Users should be notified that this is wrong.
| # The secondFrag allows fractional second notation as well. | ||
| # normalize to micro seconds so that we can use %f with strptime | ||
| date_str = re.sub(r"\.(\d{1,6})\d*Z$", r".\1Z", date_str) | ||
| return datetime.strptime(date_str, "%Y-%m-%dT%H:%M:%S.%fZ") # raises ValueError if format does not match |
There was a problem hiding this comment.
| return datetime.strptime(date_str, "%Y-%m-%dT%H:%M:%S.%fZ") # raises ValueError if format does not match | |
| return datetime.strptime(date_str, "%Y-%m-%dT%H:%M:%SZ") # raises ValueError if format does not match |
Line 19 is not fine.
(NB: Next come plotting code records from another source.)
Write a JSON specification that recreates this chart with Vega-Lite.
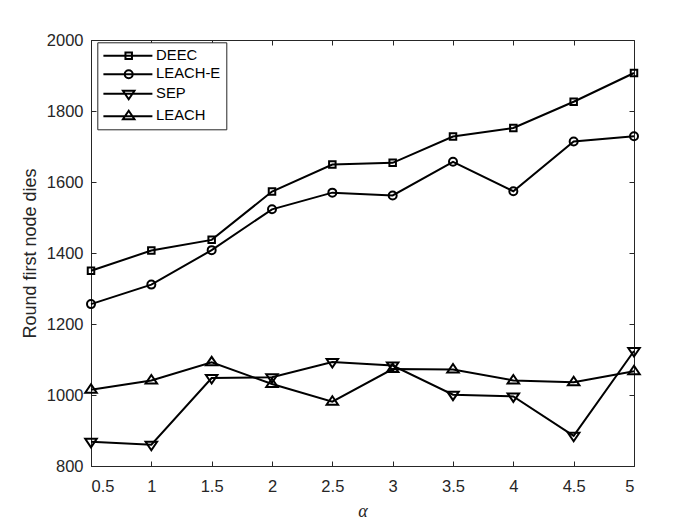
{
  "$schema": "https://vega.github.io/schema/vega-lite/v6.json",
  "width": 543,
  "height": 426,
  "autosize": {"type": "none"},
  "padding": {"left": 91, "top": 40, "right": 66, "bottom": 59},
  "background": "white",
  "config": {
    "view": {"stroke": "#262626", "strokeWidth": 1},
    "axis": {"grid": false, "domainColor": "#262626", "tickColor": "#262626", "labelColor": "#262626", "labelFont": "Liberation Sans", "labelFontSize": 16.5, "titleColor": "#262626", "tickWidth": 1, "domainWidth": 1}
  },
  "data": {"values": [
    {"alpha": 0.5, "series": "DEEC", "value": 1350},
    {"alpha": 1, "series": "DEEC", "value": 1407},
    {"alpha": 1.5, "series": "DEEC", "value": 1437},
    {"alpha": 2, "series": "DEEC", "value": 1573},
    {"alpha": 2.5, "series": "DEEC", "value": 1649},
    {"alpha": 3, "series": "DEEC", "value": 1654},
    {"alpha": 3.5, "series": "DEEC", "value": 1728},
    {"alpha": 4, "series": "DEEC", "value": 1752},
    {"alpha": 4.5, "series": "DEEC", "value": 1826},
    {"alpha": 5, "series": "DEEC", "value": 1907},
    {"alpha": 0.5, "series": "LEACH-E", "value": 1256},
    {"alpha": 1, "series": "LEACH-E", "value": 1311},
    {"alpha": 1.5, "series": "LEACH-E", "value": 1408},
    {"alpha": 2, "series": "LEACH-E", "value": 1523},
    {"alpha": 2.5, "series": "LEACH-E", "value": 1570},
    {"alpha": 3, "series": "LEACH-E", "value": 1562},
    {"alpha": 3.5, "series": "LEACH-E", "value": 1657},
    {"alpha": 4, "series": "LEACH-E", "value": 1574},
    {"alpha": 4.5, "series": "LEACH-E", "value": 1714},
    {"alpha": 5, "series": "LEACH-E", "value": 1729},
    {"alpha": 0.5, "series": "SEP", "value": 868},
    {"alpha": 1, "series": "SEP", "value": 860},
    {"alpha": 1.5, "series": "SEP", "value": 1048},
    {"alpha": 2, "series": "SEP", "value": 1050},
    {"alpha": 2.5, "series": "SEP", "value": 1093},
    {"alpha": 3, "series": "SEP", "value": 1083},
    {"alpha": 3.5, "series": "SEP", "value": 1001},
    {"alpha": 4, "series": "SEP", "value": 996},
    {"alpha": 4.5, "series": "SEP", "value": 885},
    {"alpha": 5, "series": "SEP", "value": 1124},
    {"alpha": 0.5, "series": "LEACH", "value": 1015},
    {"alpha": 1, "series": "LEACH", "value": 1041},
    {"alpha": 1.5, "series": "LEACH", "value": 1092},
    {"alpha": 2, "series": "LEACH", "value": 1031},
    {"alpha": 2.5, "series": "LEACH", "value": 981},
    {"alpha": 3, "series": "LEACH", "value": 1073},
    {"alpha": 3.5, "series": "LEACH", "value": 1072},
    {"alpha": 4, "series": "LEACH", "value": 1041},
    {"alpha": 4.5, "series": "LEACH", "value": 1036},
    {"alpha": 5, "series": "LEACH", "value": 1067}
  ]},
  "layer": [
    {
      "mark": {"type": "line", "color": "black", "strokeWidth": 2},
      "encoding": {
        "x": {"field": "alpha", "type": "quantitative", "scale": {"domain": [0.5, 5], "nice": false, "zero": false},
          "axis": {"orient": "bottom", "values": [0.5, 1, 1.5, 2, 2.5, 3, 3.5, 4, 4.5, 5], "format": "~g", "tickSize": -5, "labelPadding": 17, "title": "α", "titleFont": "Liberation Serif", "titleFontStyle": "italic", "titleFontWeight": "normal", "titleFontSize": 18, "titlePadding": 8}},
        "y": {"field": "value", "type": "quantitative", "scale": {"domain": [800, 2000], "nice": false, "zero": false},
          "axis": {"orient": "left", "values": [800, 1000, 1200, 1400, 1600, 1800, 2000], "format": "d", "tickSize": -5, "labelPadding": 13, "title": "Round first node dies", "titleFont": "Liberation Sans", "titleFontWeight": "normal", "titleFontSize": 18, "titlePadding": 7}},
        "detail": {"field": "series"}
      }
    },
    {
      "mark": {"type": "point", "filled": false, "color": "black", "strokeWidth": 2, "size": 100, "opacity": 1},
      "encoding": {
        "x": {"field": "alpha", "type": "quantitative",
          "axis": {"orient": "top", "values": [0.5, 1, 1.5, 2, 2.5, 3, 3.5, 4, 4.5, 5], "labels": false, "domain": false, "tickSize": -5, "title": null}},
        "y": {"field": "value", "type": "quantitative",
          "axis": {"orient": "right", "values": [800, 1000, 1200, 1400, 1600, 1800, 2000], "labels": false, "domain": false, "tickSize": -5, "title": null}},
        "shape": {"field": "series", "type": "nominal",
          "scale": {"domain": ["DEEC", "LEACH-E", "SEP", "LEACH"],
            "range": ["M-0.65,-0.65H0.65V0.65H-0.65Z", "M-0.8,0A0.8,0.8 0 1,0 0.8,0A0.8,0.8 0 1,0 -0.8,0Z", "M-1.15,-0.6H1.15L0,1.1Z", "M-1.15,0.6H1.15L0,-1.1Z"]},
          "legend": null}
      }
    },
    {
      "transform": [{"filter": "datum.value < 0"}],
      "mark": {"type": "point", "filled": false, "color": "black", "strokeWidth": 2, "size": 100, "opacity": 1},
      "encoding": {
        "x": {"field": "alpha", "type": "quantitative", "axis": null},
        "y": {"field": "value", "type": "quantitative", "axis": null},
        "shape": {"field": "series", "type": "nominal",
          "scale": {"domain": ["DEEC", "LEACH-E", "SEP", "LEACH"],
            "range": ["M-1.46,0H8.34M2.95,-0.65H4.25V0.65H2.95Z", "M-1.46,0H8.34M2.8,0A0.8,0.8 0 1,0 4.4,0A0.8,0.8 0 1,0 2.8,0Z", "M-1.46,0H8.34M2.45,-0.6H4.75L3.6,1.1Z", "M-1.46,0H8.34M2.45,0.6H4.75L3.6,-1.1Z"]},
          "legend": {"orient": "none", "legendX": 6.3, "legendY": 2.3, "title": null, "padding": 6, "rowPadding": 2.5,
            "strokeColor": "#262626", "fillColor": "white", "labelFont": "Liberation Sans", "labelFontSize": 14.8, "labelColor": "black", "labelOffset": 38,
            "symbolSize": 100, "symbolStrokeWidth": 2, "symbolStrokeColor": "black", "symbolFillColor": "transparent"}}
      }
    }
  ],
  "resolve": {"axis": {"x": "independent", "y": "independent"}, "scale": {"shape": "independent"}}
}
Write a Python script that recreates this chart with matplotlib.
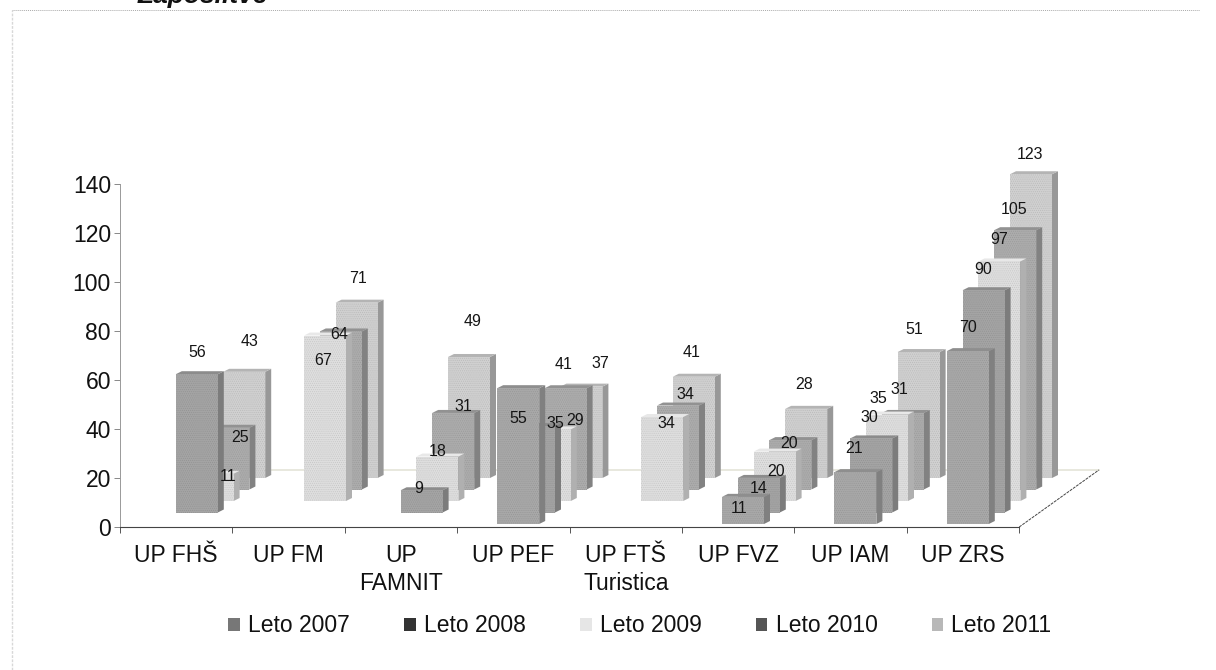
import matplotlib
matplotlib.use("Agg")
import matplotlib.pyplot as plt
from matplotlib.patches import Patch

W, H = 1216, 670

categories = ["UP FHŠ", "UP FM", "UP\nFAMNIT", "UP PEF", "UP FTŠ\nTuristica", "UP FVZ", "UP IAM", "UP ZRS"]
years = ["Leto 2007", "Leto 2008", "Leto 2009", "Leto 2010", "Leto 2011"]

leto_2007 = [None, None, None, 55, None, 11, 21, 70]
leto_2008 = [56, None, 9, 35, None, 14, 30, 90]
leto_2009 = [11, 67, 18, 29, 34, 20, 35, 97]
leto_2010 = [25, 64, 31, 41, 34, 20, 31, 105]
leto_2011 = [43, 71, 49, 37, 41, 28, 51, 123]
series = [leto_2007, leto_2008, leto_2009, leto_2010, leto_2011]

# label offsets from the top centre of each bar, in pixels (the labels were moved by hand in the original)
label_dx = [
    [0, 0, 0, 0, 0, -4, -1, 0],
    [0, 0, -3, 21, 0, 0, -2, 0],
    [15, -2, 0, 25, 4, 1, -9, 0],
    [12, -2, 10, -2, 7, -1, -3, -1],
    [5, 1, 4, 19, -2, -2, -4, -1],
]
label_dy = [
    [0, 0, 0, -30, 0, -12, 24, 24],
    [22, 0, 2, 3, 0, -11, 21, 21],
    [-3, -25, 5, 9, -6, -20, 16, 22],
    [-10, -3, 6, 24, 11, -3, 23, 21],
    [30, 24, 35, 23, 24, 24, 23, 20],
]

front_colors = ["#a8a8a8", "#a4a4a4", "#dedede", "#acacac", "#d0d0d0"]
side_colors = ["#808080", "#7c7c7c", "#b0b0b0", "#828282", "#989898"]
top_colors = ["#8e8e8e", "#8c8c8c", "#e8e8e8", "#929292", "#b4b4b4"]
legend_colors = ["#777777", "#333333", "#e6e6e6", "#555555", "#b8b8b8"]

PX_X = 112.4   # pixels per category
PX_Y = 2.45    # pixels per value unit
BAR_SCALE = 1.008
BAR_W = 42 / PX_X
SIDE_W = 6 / PX_X
CAP_H = 3 / PX_Y
FIRST_X = 40 / PX_X
STEP_X = 15.8 / PX_X
FIRST_Y = 3 / PX_Y
STEP_Y = 11.5 / PX_Y

plt.rcParams["font.family"] = ["Liberation Sans", "DejaVu Sans"]
plt.rcParams["hatch.linewidth"] = 0.5

fig = plt.figure(figsize=(W / 100, H / 100), dpi=100)
ax = fig.add_axes([120 / W, (H - 527) / H, 8 * PX_X / W, 343 / H])
ax.set_xlim(0, 8)
ax.set_ylim(0, 140)
ax.patch.set_visible(False)

for s in range(len(series) - 1, -1, -1):
    for c, value in enumerate(series[s]):
        if value is None:
            continue
        x0 = c + FIRST_X + s * STEP_X
        x1 = x0 + BAR_W
        y0 = FIRST_Y + s * STEP_Y
        top = y0 + value * BAR_SCALE
        ax.fill([x1, x1 + SIDE_W, x1 + SIDE_W, x1], [y0, y0 + CAP_H, top + CAP_H, top],
                color=side_colors[s], lw=0, clip_on=False, zorder=3 + (4 - s))
        ax.fill([x0, x0 + SIDE_W, x1 + SIDE_W, x1], [top, top + CAP_H, top + CAP_H, top],
                color=top_colors[s], lw=0, clip_on=False, zorder=3 + (4 - s))
        ax.fill([x0, x1, x1, x0], [y0, y0, top, top], facecolor=front_colors[s], edgecolor="#00000018",
                hatch="........", lw=0, clip_on=False, zorder=3 + (4 - s))

for s in range(len(series)):
    for c, value in enumerate(series[s]):
        if value is None:
            continue
        cx = c + FIRST_X + s * STEP_X + BAR_W / 2
        top = FIRST_Y + s * STEP_Y + value * BAR_SCALE
        ax.annotate(str(value), (cx, top), xytext=(label_dx[s][c], label_dy[s][c]),
                    textcoords="offset pixels", ha="center", va="center",
                    fontsize=11.5, color="#151515", annotation_clip=False, zorder=10)

# floor of the 3d box
ax.plot([0.7, 8.71], [23.3, 23.3], color="#e4e4d8", lw=1.2, clip_on=False, zorder=1)
ax.plot([8, 8.71], [0, 23.3], color="#444444", lw=0.7, ls=(0, (3, 1)), clip_on=False, zorder=1)

ax.set_xticks(range(9))
ax.set_xticklabels([])
ax.set_xticks([i + 0.5 for i in range(8)], minor=True)
ax.set_xticklabels(categories, minor=True, fontsize=16.5, color="#111111", linespacing=1.3)
ax.tick_params(axis="x", which="minor", length=0, pad=12)
ax.tick_params(axis="x", which="major", length=4, width=0.7, color="#555555")
ax.set_yticks(range(0, 141, 20))
ax.tick_params(axis="y", length=4, width=0.7, color="#888888", labelsize=16.5, labelcolor="#111111", pad=2.5)

for side in ["top", "right"]:
    ax.spines[side].set_visible(False)
ax.spines["left"].set_color("#999999")
ax.spines["left"].set_linewidth(0.7)
ax.spines["left"].set_linestyle((0, (1, 1)))
ax.spines["bottom"].set_color("#444444")
ax.spines["bottom"].set_linewidth(0.8)
ax.spines["bottom"].set_linestyle((0, (3, 1)))

handles = [Patch(facecolor=color, edgecolor="none", label=year) for color, year in zip(legend_colors, years)]
fig.legend(handles=handles, loc="center", bbox_to_anchor=(640 / W, (H - 626) / H), ncol=5, frameon=False,
           fontsize=16.5, handlelength=0.5, handleheight=0.5, handletextpad=0.35, columnspacing=2.38,
           labelcolor="#111111")

# scan edges and the clipped heading above the chart
fig.add_artist(plt.Line2D([12 / W, 1200 / W], [(H - 10) / H] * 2, color="#aaaaaa", lw=0.7, ls=(0, (1, 1))))
fig.add_artist(plt.Line2D([12 / W, 12 / W], [0, (H - 10) / H], color="#d8d8d8", lw=1.0, ls=(0, (2, 1))))
fig.text(138 / W, (H - 3) / H, "Zaposlitve", fontsize=19, fontweight="bold", fontstyle="italic", color="#111111")

fig.savefig("out.png", dpi=100)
It returns a data format not supported by the spec.
Fractions should be dropped.
The dateTimeStamp XML standard type supports fractional second notation: https://www.w3.org/TR/xmlschema11-2/#dateTimeStamp
Before this patch, the tool crashed when fractional timestamps were given in e.g. CreationInfo.
Current implementation is limited to microsecond resolution. More fine-grained timestamps (nanosecond), will be silently truncated to microsecond resolution.